@s0litaire
Your mileage may vary with this one, though one method you may be able to use without manually breaking down each table is split
. This command will allow you to break your SQL dump down in to multiple smaller SQL files which you can then pipe to MySQL.
To test this, I created a dummy single-table database called posts
which was 2.9GB worth of various data, dumped it to an SQL file called posts.sql
and then transferred it over to a 512MB Droplet with MariaDB installed (stock installation, no configuration changes/optimizations).
On the 512MB Droplet, I created /usr/local/src/db
using:
mkdir -p /usr/local/src/db
Pulled the posts.sql
dump file over to that directory using wget
, so the file is:
/usr/local/src/db/posts.sql
I then created a splits
directory:
mkdir -p /usr/local/src/db/splits
and ran:
split -n 250 posts.sql splits/sql_
That splits the posts.sql
file in to 250 chunks, places it in the splits
directory and tags it with sql_
, so each split looks like sql_a....
. You could technically split it down even more, but I’m not sure how much it’d help.
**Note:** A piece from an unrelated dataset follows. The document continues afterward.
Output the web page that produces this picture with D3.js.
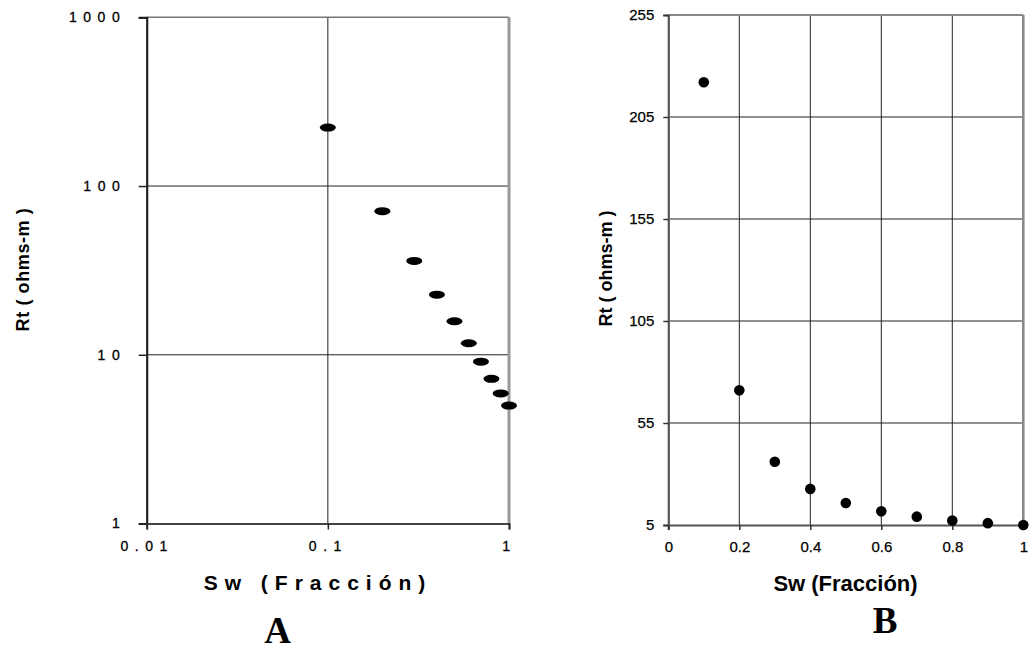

You can run ls /usr/local/src/db/splits
to confirm the count.
Once you have the splits, you can run:
cat /usr/local/src/db/splits/sql* | mysql -u dbuser -p dbname
And that’ll pipe all of the data to the database. It’s not super-fast (at all), but short of manually breaking the database down to chunks of tables, it’s one option that I can confirm worked on a 2.9GB table.
The table was created and filled using:
DROP TABLE IF EXISTS posts;
CREATE TABLE `posts` (
`author_id` int(11) NOT NULL,
`title` varchar(255) COLLATE utf8_unicode_ci NOT NULL,
`description` varchar(500) COLLATE utf8_unicode_ci NOT NULL,
`content` text COLLATE utf8_unicode_ci NOT NULL,
`date` date NOT NULL
)
....
....
....
....
Where ....
is quite a few insert
statements (to the tune of 2.9GB) - roughly 17 million.
That said, it did cut it close. This knocked the free RAM on the Droplet down to about 15MB (with 272MB being cache) and a consistent load of about 1.0 on the CPU (thus maxing it – the load mainly comes from I/O wait time), but it didn’t crash, fail, error out, etc.
That said, again, it’s slow. You may be waiting an hour or more using this method, so don’t plan on it being as fast as it would be using the normal restoration methods.
If you’re running anything else on the Droplet (Apache/NGINX, PHP-FPM, etc), I’d stop the processes first and only have MySQL running while using this method.
General note, if you’re not using Ubuntu’s snapd
service, you can free up a little ram by disabling it.
systemctl stop snapd
systemctl disable snapd
snapd
allows you to install certain packages provided by Ubuntu, much like apt
, but for most, it’s not needed nor a critical service. If you don’t use it, or you’ve never heard of it, you can disable it without any issues.
On my 512MB Droplet it was using about 10MB of RAM with the ability to use as much as 200MB. Not really something I’d keep running on a memory constrained system.